In our culture, we believe many things about the mentally ill: they are out of control, they need care, they don’t have sex, and they are dangerous, but one of the most pervasive and dangerous beliefs is that they are incompetent. Additionally, people struggling with mental illness receive constant reminders that they do not deserve love/acceptance/sexual attention as they are, that they are less than, too much trouble, emotional time bombs who are too broken to give back what they take. As such, they need to try their hardest to act like they are “well” for everyone else’s benefit, be damn grateful to be loved despite their brokenness, and not press their luck by needing too much. Working from these beliefs, we end up with situations like I’ve described above: people who happen to have a mental illness feeling sentenced to loneliness because they have a brain that doesn’t let them love themselves first, “broken and lucky” mentally ill people who feel damaged and so lucky that anyone would be with them that they dare not question it, or the buzzkill mentally ill people who might “ruin people’s fun” with their needs and thus feel it necessary to hide them. In all of these scenarios we see one common theme: the partner dealing with mental illness is set up to accept a lot of crap they wouldn’t be expected to otherwise. All of these situations can lead that partner to surrender their right to true, enthusiastic, genuine, fully embodied consent.
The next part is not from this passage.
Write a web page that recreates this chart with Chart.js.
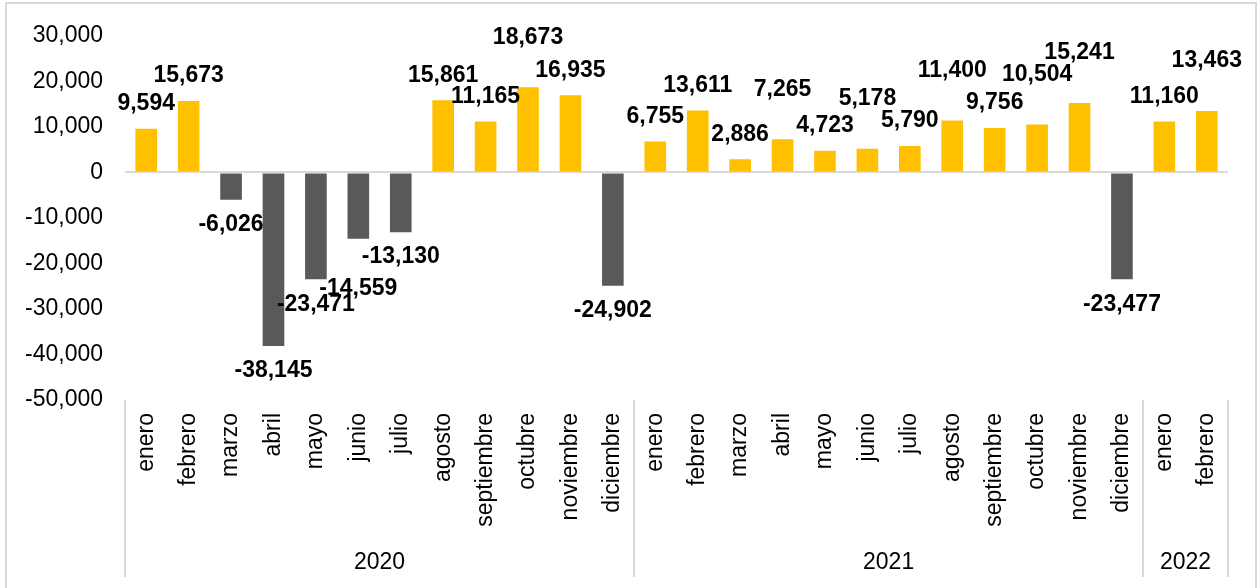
<!DOCTYPE html>
<html>
<head>
<meta charset="utf-8">
<script src="https://cdn.jsdelivr.net/npm/chart.js@4/dist/chart.umd.min.js"></script>
<style>
  html, body { margin: 0; padding: 0; background: #fff; }
  #wrap { position: relative; width: 1259px; height: 588px; }
</style>
</head>
<body>
<div id="wrap"><canvas id="saldoChart"></canvas></div>
<script>
// meses por año
const months2020 = ["enero", "febrero", "marzo", "abril", "mayo", "junio", "julio", "agosto", "septiembre", "octubre", "noviembre", "diciembre"];
const months2021 = ["enero", "febrero", "marzo", "abril", "mayo", "junio", "julio", "agosto", "septiembre", "octubre", "noviembre", "diciembre"];
const months2022 = ["enero", "febrero"];
const years = ["2020", "2021", "2022"];

const values2020 = [9594, 15673, -6026, -38145, -23471, -14559, -13130, 15861, 11165, 18673, 16935, -24902];
const values2021 = [6755, 13611, 2886, 7265, 4723, 5178, 5790, 11400, 9756, 10504, 15241, -23477];
const values2022 = [11160, 13463];

const yMin = -50000;
const yMax = 30000;
const yStep = 10000;

const labels = months2020.concat(months2021, months2022);
const values = values2020.concat(values2021, values2022);
const groupSizes = [months2020.length, months2021.length, months2022.length];

const fontFamily = "'Liberation Sans', Arial, sans-serif";
const lineGray = "#d9d9d9";

function fmt(v) {
  return v.toLocaleString("en-US");
}

// años debajo de los meses, con separadores
const yearGroups = {
  id: "yearGroups",
  afterDraw(chart) {
    const ctx = chart.ctx;
    const x = chart.scales.x;
    const area = chart.chartArea;
    const half = (x.getPixelForValue(1) - x.getPixelForValue(0)) / 2;
    ctx.save();
    ctx.strokeStyle = lineGray;
    ctx.lineWidth = 2;
    ctx.fillStyle = "#000";
    ctx.font = "23px " + fontFamily;
    ctx.textAlign = "center";
    ctx.textBaseline = "middle";

    let idx = 0;
    const edges = [x.getPixelForValue(0) - half];
    groupSizes.forEach(function (n, g) {
      const left = x.getPixelForValue(idx) - half;
      const right = x.getPixelForValue(idx + n - 1) + half;
      edges.push(right);
      ctx.fillText(years[g], (left + right) / 2, area.bottom + 163);
      idx += n;
    });
    edges.forEach(function (ex) {
      ctx.beginPath();
      ctx.moveTo(Math.round(ex), area.bottom);
      ctx.lineTo(Math.round(ex), area.bottom + 177);
      ctx.stroke();
    });

    // marco exterior
    ctx.strokeRect(6, 3, chart.width - 9, chart.height + 10);
    ctx.restore();
  },
};

// etiquetas de valor fuera del extremo de cada barra
// si choca con la anterior, la de mayor valor absoluto se aleja un poco más
const valueLabels = {
  id: "valueLabels",
  afterDatasetsDraw(chart) {
    const ctx = chart.ctx;
    const meta = chart.getDatasetMeta(0);
    const items = [];
    ctx.save();
    ctx.font = "bold 23px " + fontFamily;
    ctx.fillStyle = "#000";
    ctx.textAlign = "center";
    ctx.textBaseline = "middle";
    meta.data.forEach(function (bar, i) {
      const v = values[i];
      const text = fmt(v);
      const item = {
        text: text,
        x: bar.x,
        w: ctx.measureText(text).width,
        dir: v >= 0 ? -1 : 1,
        v: v,
      };
      item.y = bar.y + item.dir * 25;
      const prev = items[items.length - 1];
      if (prev && prev.dir === item.dir &&
          Math.abs(prev.x - item.x) < (prev.w + item.w) / 2 &&
          Math.abs(prev.y - item.y) < 21) {
        const mover = Math.abs(prev.v) > Math.abs(v) ? prev : item;
        mover.y += mover.dir * 25;
      }
      items.push(item);
    });
    items.forEach(function (it) {
      ctx.fillText(it.text, it.x, it.y);
    });
    ctx.restore();
  },
};

const ctx = document.getElementById("saldoChart").getContext("2d");
const saldoChart = new Chart(ctx, {
  type: "bar",
  data: {
    labels: labels,
    datasets: [
      {
        data: values,
        backgroundColor: values.map((v) => (v >= 0 ? "#FFC000" : "#595959")),
        barPercentage: 0.51,
        categoryPercentage: 1,
      },
    ],
  },
  options: {
    responsive: true,
    maintainAspectRatio: false,
    animation: false,
    layout: { padding: { top: 33, right: 31, bottom: 0, left: 0 } },
    plugins: {
      legend: { display: false },
      tooltip: { enabled: false },
    },
    scales: {
      x: {
        grid: { display: false, drawTicks: false },
        border: { display: false },
        ticks: {
          autoSkip: false,
          minRotation: 90,
          maxRotation: 90,
          padding: 13,
          color: "#000",
          font: { family: fontFamily, size: 23 },
        },
        afterFit: function (scale) {
          scale.height = 188;
        },
      },
      y: {
        min: yMin,
        max: yMax,
        border: { display: false },
        grid: {
          drawTicks: false,
          lineWidth: 2,
          color: (c) => (c.tick && c.tick.value === 0 ? lineGray : "rgba(0,0,0,0)"),
        },
        ticks: {
          stepSize: yStep,
          padding: 22,
          color: "#000",
          font: { family: fontFamily, size: 23 },
          callback: (v) => fmt(v),
        },
        afterFit: function (scale) {
          scale.width = 125;
        },
      },
    },
  },
  plugins: [valueLabels, yearGroups],
});
</script>
</body>
</html>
Many people don’t love themselves. They can’t. They won’t ever. Simply telling them they have to do that before they can have the love of anyone else not only is cruel, but can backfire dramatically. Knowing that self-love is the “golden ticket” to the world of love, sex, acceptance, and everything else we’re told comes with it can lead to the sort of over-the-top, “I LOVE myself!” play acting that makes one extremely malleable and susceptible to the demands of others dressed up as sex and body positivity. Because after all, why wouldn’t they want to do ALL the things if they LOVE themselves, LOVE their body? Right?! Acting out self-love doesn’t leave much room for weighing real wants and needs, only for doing what looks like what the character that’s been created—the one who LOVES themself so much!—would do.
The “broken and lucky” dynamic, which can be common in relationships where one partner does a lot of caretaking of the other, consistently sends the message that the mentally ill partner is “broken,” that they are damaged goods, that they are “less than,” and, as such, extremely “lucky” to have a partner at all. Once it’s been established that the mere presence of the partner is a gift, every act of caretaking gets added to the relationship balance sheet, and the mentally ill partner is so far in the hole they could never get out. The balance of power in the relationship is completely out of whack, and here is where consent becomes problematic. This dynamic leaves no room for equitable negotiation; it’s not a relationship of equals. One partner has all the power and the other—the mentally ill partner—is relying on them, is convinced they need them, and often feels they “owe” their partner so much that they have lost their right to differing opinions, desires, and needs.”]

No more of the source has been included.